El cielo de Colombia no tiene nubes, lo descubrí ayer cuando por primera vez miraba hacia arriba. Sí, es que nos hemos acostumbrado desde pequeños a mirar siempre adelante y a caminar a paso firme, a no tropezarnos o bueno, a hacer a un lado lo que no nos permite caminar.
No había detallado que arriba es de un azul profundo como el de la bandera, entero y opaco, no se esconden los aviones y pasan sin cesar los pájaros. Nunca vi el sol tan cerca, ¿será esa la causa de los calores que hace por estos días?, y de la luna puedo decir que pensé que sólo salía de noche.
Alguna vez existieron en este país, hacían figuras y formaban animales o rostros, pasaban rápido como el tiempo y se detenían a dejar la lluvia, se dice que parecían algodón y que provocaba cogerlas con la mano, incluso comerlas. Cuando atardecía cuentan que se juntaban con el sol para hacer un espectáculo de luces y degradados.

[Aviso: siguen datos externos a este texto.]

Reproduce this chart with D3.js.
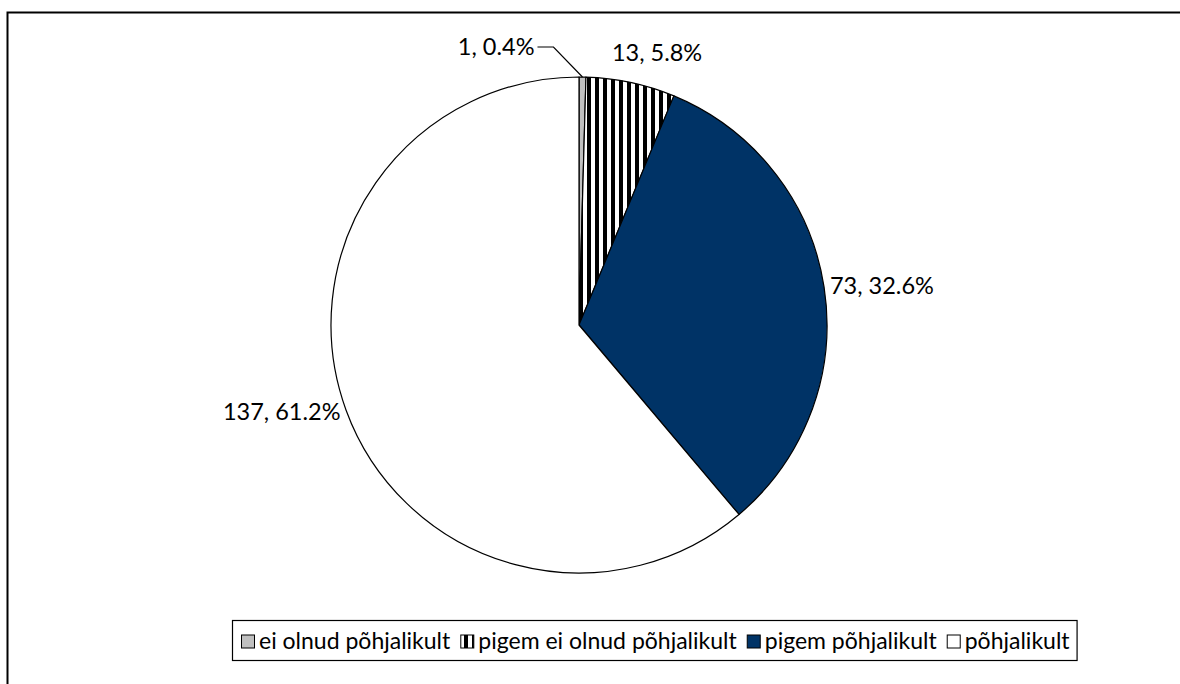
<!DOCTYPE html>
<html>
<head>
<meta charset="utf-8">
<script src="https://cdn.jsdelivr.net/npm/d3@7"></script>
<style>
  body { margin: 0; background: #fff; }
  text { font-family: Lato, "Open Sans", sans-serif; fill: #000; }
</style>
</head>
<body>
<div id="chart"></div>
<script>
// data
var categories = ["ei olnud põhjalikult", "pigem ei olnud põhjalikult", "pigem põhjalikult", "põhjalikult"];
var counts = [1, 13, 73, 137];
var percents = ["0.4%", "5.8%", "32.6%", "61.2%"];

var width = 1180, height = 684;
var cx = 579, cy = 325, radius = 248;
var fontSize = 23.5;

var svg = d3.select("#chart").append("svg")
  .attr("width", width)
  .attr("height", height);

// pattern for the striped slice
var defs = svg.append("defs");
var pat = defs.append("pattern")
  .attr("id", "stripes")
  .attr("patternUnits", "userSpaceOnUse")
  .attr("width", 8).attr("height", 8);
pat.append("rect").attr("width", 8).attr("height", 8).attr("fill", "#fff");
pat.append("rect").attr("width", 4).attr("height", 8).attr("fill", "#000");

var fills = ["#c0c0c0", "url(#stripes)", "#003366", "#ffffff"];

// outer frame (left + top only visible)
svg.append("path")
  .attr("d", "M7.5," + height + "V12.5H" + width)
  .attr("fill", "none").attr("stroke", "#000").attr("stroke-width", 2);

var data = categories.map(function (c, i) {
  return { name: c, value: counts[i], pct: percents[i], fill: fills[i] };
});

var pie = d3.pie().sort(null).value(function (d) { return d.value; });
var arc = d3.arc().innerRadius(0).outerRadius(radius);
var arcs = pie(data);

var g = svg.append("g").attr("transform", "translate(" + cx + "," + cy + ")");

g.selectAll("path.slice")
  .data(arcs)
  .enter().append("path")
  .attr("class", "slice")
  .attr("d", arc)
  .attr("fill", function (d) { return d.data.fill; })
  .attr("stroke", "#000")
  .attr("stroke-width", 1.2)
  .attr("stroke-linejoin", "round");

// labels
function mid(d) { return (d.startAngle + d.endAngle) / 2; }

arcs.forEach(function (d, i) {
  var a = mid(d);
  var txt = d.data.value + ", " + d.data.pct;
  if (i === 0) {
    // small slice: leader line to the left
    var p0 = [radius * Math.sin(a), -radius * Math.cos(a)];
    var p1 = [p0[0] - 29, p0[1] - 30];
    var p2 = [p1[0] - 16, p1[1]];
    g.append("polyline")
      .attr("points", [p0, p1, p2].map(function (p) { return p.join(","); }).join(" "))
      .attr("fill", "none").attr("stroke", "#000").attr("stroke-width", 1.2);
    g.append("text")
      .attr("x", p2[0] - 3).attr("y", p2[1])
      .attr("dy", "0.35em")
      .attr("text-anchor", "end")
      .attr("font-size", fontSize)
      .text(txt);
    return;
  }
  var s = Math.sin(a), c = Math.cos(a);
  var anchor = s > 0.3 ? "start" : (s < -0.3 ? "end" : "middle");
  var r = anchor === "middle" ? radius + 30 : radius + 6;
  var dx = anchor === "middle" ? 20 : 0;
  g.append("text")
    .attr("x", r * s + dx).attr("y", -r * c)
    .attr("dy", "0.35em")
    .attr("text-anchor", anchor)
    .attr("font-size", fontSize)
    .text(txt);
});

// legend
var legend = svg.append("g").attr("transform", "translate(0,641)");
var lx = 241, box = 13;
var items = legend.selectAll("g.item")
  .data(data)
  .enter().append("g")
  .attr("class", "item");

items.each(function (d) {
  var it = d3.select(this);
  it.append("rect")
    .attr("x", lx + 0.5).attr("y", -box / 2 + 0.5)
    .attr("width", box).attr("height", box)
    .attr("fill", d.fill)
    .attr("stroke", "#000").attr("stroke-width", 1);
  var t = it.append("text")
    .attr("x", lx + box + 5).attr("y", 0)
    .attr("dy", "0.35em")
    .attr("font-size", 23)
    .text(d.name);
  lx += box + 5 + t.node().getComputedTextLength() + 10;
});

legend.insert("rect", ":first-child")
  .attr("x", 232.5).attr("y", -20.5)
  .attr("width", lx - 232 - 3).attr("height", 40)
  .attr("fill", "#fff")
  .attr("stroke", "#000").attr("stroke-width", 1.2);
</script>
</body>
</html>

No las conocí, pude ver en cambio, en noticieros nacionales, otros cielos estrellados de los países vecinos. Tampoco pregunté qué había pasado con ellas, tuve miedo de ser declarada cursi o irreal en un momento donde los héroes de la patria nos informaban que debíamos tener la mirada en el blanco, en ese riesgo siempre palpable que tenía en mis manos pero que ni siquiera podía tocar o mirar porque era demasiado peligroso, así como la guerra o como los terroristas.

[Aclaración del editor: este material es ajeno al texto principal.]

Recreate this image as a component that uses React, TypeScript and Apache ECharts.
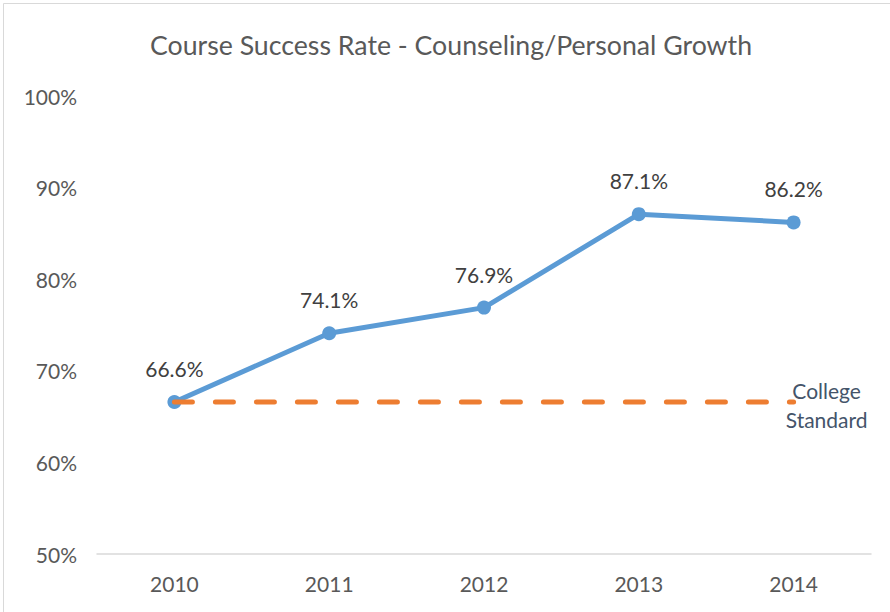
import React, { useEffect, useRef } from "react";
import * as echarts from "echarts";

const years = ["2010", "2011", "2012", "2013", "2014"];
const successRate = [66.6, 74.1, 76.9, 87.1, 86.2];
const collegeStandard = [66.6, 66.6, 66.6, 66.6, 66.6];
const titleText = "Course Success Rate - Counseling/Personal Growth";
const standardLabel = "College\nStandard";

const FONT = "Lato";

export default function App() {
  const ref = useRef<HTMLDivElement>(null);
  useEffect(() => {
    if (!ref.current) return;
    const chart = echarts.init(ref.current, null, { renderer: "svg" });
    chart.setOption({
      animation: false,
      backgroundColor: "#ffffff",
      textStyle: { fontFamily: FONT },
      graphic: [
        {
          type: "rect",
          shape: { x: 3.5, y: 3.5, width: 920, height: 640 },
          style: { fill: "none", stroke: "#d9d9d9", lineWidth: 1 },
          silent: true,
        },
        {
          type: "text",
          x: 451,
          y: 45,
          style: {
            text: titleText,
            fontFamily: FONT,
            fontSize: 26.7,
            fill: "#595959",
            align: "center",
            verticalAlign: "middle",
          },
        },
      ],
      grid: { left: 97, right: 19, top: 96, bottom: 58, containLabel: false },
      xAxis: {
        type: "category",
        data: years,
        boundaryGap: true,
        axisLine: { show: true, lineStyle: { color: "#d9d9d9", width: 1.5 } },
        axisTick: { show: false },
        axisLabel: { color: "#595959", fontSize: 21, margin: 19, fontFamily: FONT },
        splitLine: { show: false },
      },
      yAxis: {
        type: "value",
        min: 50,
        max: 100,
        interval: 10,
        axisLine: { show: false },
        axisTick: { show: false },
        splitLine: { show: false },
        axisLabel: {
          color: "#595959",
          fontSize: 21,
          margin: 20,
          fontFamily: FONT,
          formatter: (v: number) => v + "%",
        },
      },
      series: [
        {
          name: "College Standard",
          type: "line",
          data: collegeStandard,
          symbol: "none",
          z: 3,
          lineStyle: { color: "#ED7D31", width: 5, type: [18, 23], cap: "round" },
          endLabel: {
            show: true,
            formatter: () => standardLabel,
            distance: 0,
            offset: [33, 3],
            color: "#44546A",
            fontSize: 21,
            lineHeight: 29,
            fontFamily: FONT,
            align: "center",
            verticalAlign: "middle",
          },
        },
        {
          name: "Success Rate",
          type: "line",
          data: successRate,
          symbol: "circle",
          symbolSize: 14,
          z: 2,
          itemStyle: { color: "#5B9BD5" },
          lineStyle: { color: "#5B9BD5", width: 5 },
          label: {
            show: true,
            position: "top",
            distance: 16,
            color: "#404040",
            fontSize: 21,
            fontFamily: FONT,
            formatter: (p: any) => p.value.toFixed(1) + "%",
          },
        },
      ],
    });
    return () => chart.dispose();
  }, []);
  return (
    <div
      ref={ref}
      style={{ position: "absolute", left: 0, top: 0, width: 890, height: 612 }}
    />
  );
}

Creo que en Colombia nos olvidamos del cambio y nos dejamos vencer por un miedo impuesto, olvidamos hacer un alto en el camino para mirar hacia otras direcciones. Encarcelamos las nubes para impedirles transformación.
A fin de cuentas, dejamos de ser nube para ser un cielo sin tonalidades diversas, dejamos de llover y hacer tormenta, dejamos al descubierto a ese sol que ahora nos quema. Cambiamos todo esto por una alarma que suena a último minuto o a mandato de presidente y nos dice si es de día o de noche y si hace o no frío para cambiar de traje.